(begin)

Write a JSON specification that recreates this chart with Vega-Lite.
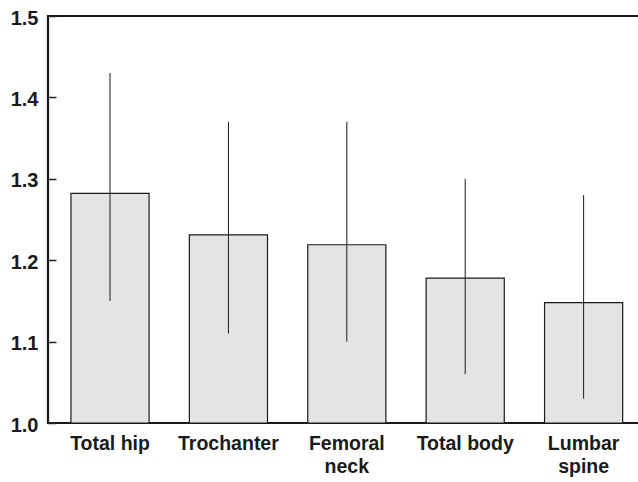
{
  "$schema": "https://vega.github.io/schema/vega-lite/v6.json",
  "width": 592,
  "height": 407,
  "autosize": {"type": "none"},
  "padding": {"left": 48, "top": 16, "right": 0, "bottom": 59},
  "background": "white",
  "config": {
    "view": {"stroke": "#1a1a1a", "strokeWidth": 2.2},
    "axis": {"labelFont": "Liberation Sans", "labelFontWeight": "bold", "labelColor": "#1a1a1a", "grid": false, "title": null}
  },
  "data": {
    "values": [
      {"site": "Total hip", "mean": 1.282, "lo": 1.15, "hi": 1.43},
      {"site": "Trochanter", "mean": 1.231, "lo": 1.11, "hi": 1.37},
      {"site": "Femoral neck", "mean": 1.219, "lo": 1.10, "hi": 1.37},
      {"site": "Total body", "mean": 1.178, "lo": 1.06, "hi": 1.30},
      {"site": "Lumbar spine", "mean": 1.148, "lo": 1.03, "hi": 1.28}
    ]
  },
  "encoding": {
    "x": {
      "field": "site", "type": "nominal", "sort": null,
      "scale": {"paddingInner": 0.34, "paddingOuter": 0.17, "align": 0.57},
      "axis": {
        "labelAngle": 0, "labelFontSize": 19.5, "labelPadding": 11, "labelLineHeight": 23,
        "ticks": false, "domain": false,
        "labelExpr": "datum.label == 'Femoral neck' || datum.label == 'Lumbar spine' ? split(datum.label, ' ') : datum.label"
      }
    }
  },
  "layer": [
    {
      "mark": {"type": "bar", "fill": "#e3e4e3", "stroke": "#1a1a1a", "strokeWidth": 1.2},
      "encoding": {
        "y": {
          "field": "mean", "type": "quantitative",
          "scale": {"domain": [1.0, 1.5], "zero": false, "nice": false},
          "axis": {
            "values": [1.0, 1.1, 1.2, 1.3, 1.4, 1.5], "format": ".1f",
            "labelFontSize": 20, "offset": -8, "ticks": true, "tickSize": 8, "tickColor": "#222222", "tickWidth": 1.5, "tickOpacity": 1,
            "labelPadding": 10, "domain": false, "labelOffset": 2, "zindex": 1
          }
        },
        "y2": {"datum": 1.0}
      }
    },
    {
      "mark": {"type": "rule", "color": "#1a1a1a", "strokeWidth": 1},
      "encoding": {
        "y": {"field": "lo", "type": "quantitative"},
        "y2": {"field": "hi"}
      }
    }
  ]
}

(end)

- [Work to complete]: Make an exact copy of all the material, but keep the pictures out of it.

- [Expected output]:
Write a JSON specification that recreates this chart with Vega-Lite.
{
  "$schema": "https://vega.github.io/schema/vega-lite/v6.json",
  "width": 592,
  "height": 407,
  "autosize": {"type": "none"},
  "padding": {"left": 48, "top": 16, "right": 0, "bottom": 59},
  "background": "white",
  "config": {
    "view": {"stroke": "#1a1a1a", "strokeWidth": 2.2},
    "axis": {"labelFont": "Liberation Sans", "labelFontWeight": "bold", "labelColor": "#1a1a1a", "grid": false, "title": null}
  },
  "data": {
    "values": [
      {"site": "Total hip", "mean": 1.282, "lo": 1.15, "hi": 1.43},
      {"site": "Trochanter", "mean": 1.231, "lo": 1.11, "hi": 1.37},
      {"site": "Femoral neck", "mean": 1.219, "lo": 1.10, "hi": 1.37},
      {"site": "Total body", "mean": 1.178, "lo": 1.06, "hi": 1.30},
      {"site": "Lumbar spine", "mean": 1.148, "lo": 1.03, "hi": 1.28}
    ]
  },
  "encoding": {
    "x": {
      "field": "site", "type": "nominal", "sort": null,
      "scale": {"paddingInner": 0.34, "paddingOuter": 0.17, "align": 0.57},
      "axis": {
        "labelAngle": 0, "labelFontSize": 19.5, "labelPadding": 11, "labelLineHeight": 23,
        "ticks": false, "domain": false,
        "labelExpr": "datum.label == 'Femoral neck' || datum.label == 'Lumbar spine' ? split(datum.label, ' ') : datum.label"
      }
    }
  },
  "layer": [
    {
      "mark": {"type": "bar", "fill": "#e3e4e3", "stroke": "#1a1a1a", "strokeWidth": 1.2},
      "encoding": {
        "y": {
          "field": "mean", "type": "quantitative",
          "scale": {"domain": [1.0, 1.5], "zero": false, "nice": false},
          "axis": {
            "values": [1.0, 1.1, 1.2, 1.3, 1.4, 1.5], "format": ".1f",
            "labelFontSize": 20, "offset": -8, "ticks": true, "tickSize": 8, "tickColor": "#222222", "tickWidth": 1.5, "tickOpacity": 1,
            "labelPadding": 10, "domain": false, "labelOffset": 2, "zindex": 1
          }
        },
        "y2": {"datum": 1.0}
      }
    },
    {
      "mark": {"type": "rule", "color": "#1a1a1a", "strokeWidth": 1},
      "encoding": {
        "y": {"field": "lo", "type": "quantitative"},
        "y2": {"field": "hi"}
      }
    }
  ]
}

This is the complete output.